Rescue Media Builder always keeps a cached Rescue Media file set in order to build Rescue Media more quickly and also to enable the "recovery boot menu option" for users who want to use that. If Rescue Media Builder determines that the Rescue Media it would need to build at a given time matches what's already been built and cached, then a Rescue Media build is a simple file copy operation to the specified target. But if Rescue Media Builder determines that something about how new Rescue Media would be built at the current time would be DIFFERENT from the cached file set, then it will have to rebuild the WIM to incorporate those changes. Conditions that can trigger this need include doing any of the following since the last time the cached file set was generated: having installed a newer Reflect version, having changed certain Rescue Media build preferences (in the Advanced section), the Windows RE file set having been updated (typically due to you updating to a new Windows 10 release), having new/updated drivers that need to be incorporated into Rescue Media, and probably some other conditions I'm not thinking of at this exact moment. When Reflect detects that a WIM rebuild is necessary, the reason will typically be indicated in the Status readout near the top of the interface. If there's more than one reason, I believe only one will be shown.
If Reflect determines that a rebuild is NOT necessary because the cached file set seems to be appropriate based on the current state, then you can choose to force the WIM rebuild anyway even though Reflect would normally just copy the cached files to the target. This shouldn't normally be necessary, but sometimes PCs act like PCs and you need to override their "intelligence".
The need for the opposite scenario of SKIPPING a WIM rebuild when Reflect considers it necessary should be even more rare, but it's a feature that I actually suggested that Macrium add while I was beta testing Rescue Media Builder. The scenario I described to advocate for this option was the following: A user built Rescue Media at one point, then updated Reflect and found that the updated version contained a bug that broke their Rescue Media.
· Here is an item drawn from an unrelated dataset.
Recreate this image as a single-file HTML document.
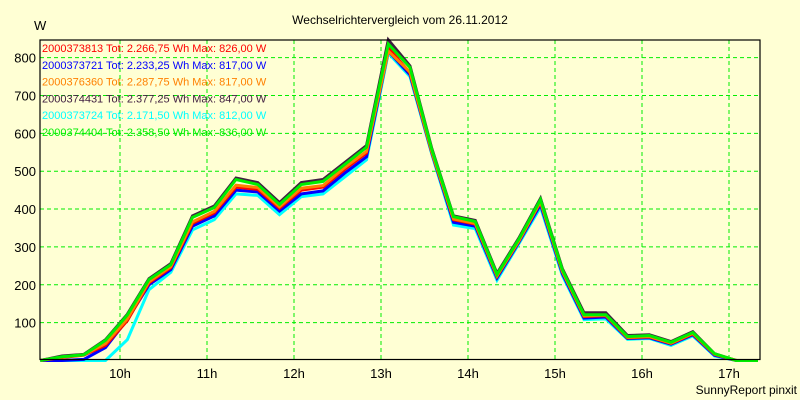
<!DOCTYPE html>
<html><head><meta charset="utf-8"><style>
body{margin:0;background:#ffffd4;}
svg{display:block;font-family:"Liberation Sans",sans-serif;}
</style></head><body>
<svg id="c" width="800" height="400">
<rect x="0" y="0" width="800" height="400" fill="#ffffd4"/>
<text x="400" y="24" text-anchor="middle" font-size="12">Wechselrichtervergleich vom 26.11.2012</text>
<text x="34" y="30" font-size="13">W</text>
<text x="797" y="394" text-anchor="end" font-size="12">SunnyReport pinxit</text>
<g id="grid"></g><g id="series"></g><g id="legend"></g>
<rect x="40" y="40" width="720" height="319.5" fill="none" stroke="#000" stroke-width="1.2"/>
</svg>
<script>
const yTicks=[100,200,300,400,500,600,700,800];
const xHours=[10,11,12,13,14,15,16,17];
const startHour=9+5/60, stepHour=0.25;
const names=["2000374431","2000373724","2000373721","2000373813","2000376360","2000374404"];
const colors=["#402040","#00ffff","#0000ff","#ff0000","#ff8000","#00ee00"];
const legendOrder=[3,2,4,0,1,5];
const legendText=["Tot: 2.377,25 Wh Max: 847,00 W","Tot: 2.171,50 Wh Max: 812,00 W","Tot: 2.233,25 Wh Max: 817,00 W","Tot: 2.266,75 Wh Max: 826,00 W","Tot: 2.287,75 Wh Max: 817,00 W","Tot: 2.358,50 Wh Max: 836,00 W"];
const sK=[0,12,16,55,122,216,256,382,408,482,470,417,470,478,523,568,847,778,560,382,370,230,323,428,243,126,126,66,68,50,76,18,0,0];
const sC=[0,0,0,0,55,187,233,345,372,440,436,385,433,440,485,530,812,750,545,358,348,212,308,405,225,108,110,56,58,40,65,12,0,0];
const sB=[0,0,3,34,108,200,240,355,382,450,445,395,440,448,495,538,817,755,548,365,355,218,312,412,230,112,115,58,60,43,68,14,0,0];
const sR=[0,8,14,40,105,205,245,362,390,458,452,402,450,458,505,548,826,760,550,372,360,222,315,418,235,116,118,60,62,45,70,16,0,0];
const sO=[0,9,15,45,110,208,248,366,394,463,457,406,455,462,510,552,817,762,552,374,362,224,316,420,236,118,120,61,63,46,72,17,0,0];
const sG=[0,10,15,53,120,214,253,378,404,478,465,412,465,473,518,563,836,774,557,380,367,227,320,425,240,121,121,63,66,48,74,18,0,0];
const seriesData=[sK,sC,sB,sR,sO,sG];
const NS="http://www.w3.org/2000/svg";
const xS=h=>120+(h-10)*87;
const yS=v=>360.5-v*0.3786;
const grid=document.getElementById('grid');
function mk(tag,at,parent){const e=document.createElementNS(NS,tag);for(const k in at)e.setAttribute(k,at[k]);parent.appendChild(e);return e;}
yTicks.forEach(v=>{
 const l=mk('line',{x1:40,x2:760,y1:yS(v),y2:yS(v),stroke:'#00ee00','stroke-dasharray':'4,3'},grid);
 
 
 const t=mk('text',{x:36,y:yS(v)+5,'text-anchor':'end','font-size':13},grid);t.textContent=v;
 
 
});
xHours.forEach(h=>{
 const l=mk('line',{x1:xS(h),x2:xS(h),y1:40,y2:359,stroke:'#00ee00','stroke-dasharray':'4,3'},grid);
 
 
 const t=mk('text',{x:xS(h),y:378,'text-anchor':'middle','font-size':13},grid);t.textContent=h+'h';
 
 
});
const sg=document.getElementById('series');
seriesData.forEach((d,i)=>{
 const pts=d.map((v,k)=>xS(startHour+k*stepHour).toFixed(1)+','+yS(v).toFixed(1)).join(' ');
 const p=mk('polyline',{points:pts,fill:'none',stroke:colors[i],'stroke-width':3,'stroke-linejoin':'miter'},sg);
 
 
});
const lg=document.getElementById('legend');
legendOrder.forEach((si,r)=>{
 const t=mk('text',{x:42,y:52+r*16.8,'font-size':11,fill:colors[si]},lg);
 t.textContent=names[si]+' '+legendText[si];
 
 
});
</script>
</body></html>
They don't want to roll back their entire system to just to return to the previous Reflect version, but they don't have an installer for a previous Reflect version either (and Macrium doesn't offer them). But since they've been backing up their system on a regular basis, they DO have an earlier version of the C:\Boot\Macrium folder that contains a cached Rescue Media file set from the previous, working Reflect version. They can extract those files from their backup, but then there's the matter of actually BUILDING Rescue Media from that older file set, because normally Rescue Media Builder would immediately say, "The WIM needs to be rebuilt because the cached Rescue Media file set comes from an older version of Reflect than is installed." But in this situation the user specifically WANTS to build with that old file set as-is and NOT use the new Reflect version, so I suggested that Rescue Media Builder offer a way to build Rescue Media using the cached file set as it sits, without making any changes that it would normally consider necessary/appropriate. Thus arrived the Skip WIM Rebuild option.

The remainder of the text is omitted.